╭──

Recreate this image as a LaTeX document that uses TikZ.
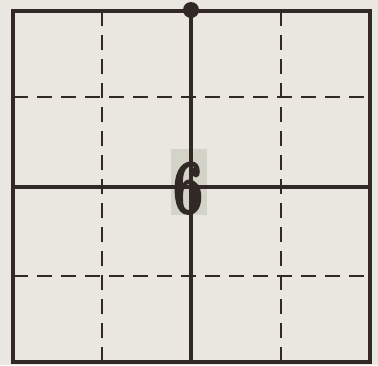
\documentclass[tikz,border=0pt]{standalone}
\usepackage{fontspec}
\newfontfamily\digitfont{Latin Modern Roman}[FakeBold=2.5]
\usepackage{graphicx}
\usepackage{tikz}
\usetikzlibrary{positioning,calc}
\usepackage{xcolor}
\definecolor{paper}{RGB}{233,231,223}
\definecolor{ink}{RGB}{50,40,38}
\definecolor{boxgray}{RGB}{212,211,199}
\tikzset{
  gridframe/.style={draw=ink, line width=3pt, line cap=rect},
  gridaxis/.style={draw=ink, line width=2.5pt},
  gridguide/.style={draw=ink, line width=1.5pt, dash pattern=on 11pt off 7pt},
  gridbox/.style={fill=boxgray, inner sep=0pt, minimum width=27pt, minimum height=49.5pt},
  griddigit/.style={inner sep=0pt, text=ink, font=\digitfont\bfseries\fontsize{58}{58}\selectfont},
  griddot/.style={circle, fill=ink, inner sep=0pt, minimum size=12pt},
}

\begin{document}
\begin{tikzpicture}[x=0.75pt, y=-0.75pt]
  \fill[paper] (0,0) rectangle (378,365);
  \useasboundingbox (0,0) rectangle (378,365);

  % corners of the square
  \coordinate (nw) at (13,11);
  \coordinate (se) at (370,362);
  \coordinate (ctr) at (191,187);

  \node[gridbox] (six) at (189,182) {};

  % quarter guides
  \foreach \gx in {102,281}
    \draw[gridguide] (\gx,11) -- (\gx,362);
  \foreach \gy in {97,276}
    \draw[gridguide] (13,\gy) -- (370,\gy);

  % centre lines
  \draw[gridaxis] (ctr |- nw) -- (ctr |- se);
  \draw[gridaxis] (ctr -| nw) -- (ctr -| se);

  \draw[gridframe] (nw) rectangle (se);

  \node[griddigit, anchor=south] (sixtext) at ($(six.south)+(-1,-1)$)
    {\scalebox{0.7}[1]{6}};
  \node[griddot] (top) at ($(ctr |- nw)+(0,-1)$) {};
\end{tikzpicture}
\end{document}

╰──

» WORK TO COMPLETE
Repeat the listing in full and exactly. Leave any pictures out.

» ANSWER FOR THE TASK
Recreate this image as a LaTeX document that uses TikZ.
\documentclass[tikz,border=0pt]{standalone}
\usepackage{fontspec}
\newfontfamily\digitfont{Latin Modern Roman}[FakeBold=2.5]
\usepackage{graphicx}
\usepackage{tikz}
\usetikzlibrary{positioning,calc}
\usepackage{xcolor}
\definecolor{paper}{RGB}{233,231,223}
\definecolor{ink}{RGB}{50,40,38}
\definecolor{boxgray}{RGB}{212,211,199}
\tikzset{
  gridframe/.style={draw=ink, line width=3pt, line cap=rect},
  gridaxis/.style={draw=ink, line width=2.5pt},
  gridguide/.style={draw=ink, line width=1.5pt, dash pattern=on 11pt off 7pt},
  gridbox/.style={fill=boxgray, inner sep=0pt, minimum width=27pt, minimum height=49.5pt},
  griddigit/.style={inner sep=0pt, text=ink, font=\digitfont\bfseries\fontsize{58}{58}\selectfont},
  griddot/.style={circle, fill=ink, inner sep=0pt, minimum size=12pt},
}

\begin{document}
\begin{tikzpicture}[x=0.75pt, y=-0.75pt]
  \fill[paper] (0,0) rectangle (378,365);
  \useasboundingbox (0,0) rectangle (378,365);

  % corners of the square
  \coordinate (nw) at (13,11);
  \coordinate (se) at (370,362);
  \coordinate (ctr) at (191,187);

  \node[gridbox] (six) at (189,182) {};

  % quarter guides
  \foreach \gx in {102,281}
    \draw[gridguide] (\gx,11) -- (\gx,362);
  \foreach \gy in {97,276}
    \draw[gridguide] (13,\gy) -- (370,\gy);

  % centre lines
  \draw[gridaxis] (ctr |- nw) -- (ctr |- se);
  \draw[gridaxis] (ctr -| nw) -- (ctr -| se);

  \draw[gridframe] (nw) rectangle (se);

  \node[griddigit, anchor=south] (sixtext) at ($(six.south)+(-1,-1)$)
    {\scalebox{0.7}[1]{6}};
  \node[griddot] (top) at ($(ctr |- nw)+(0,-1)$) {};
\end{tikzpicture}
\end{document}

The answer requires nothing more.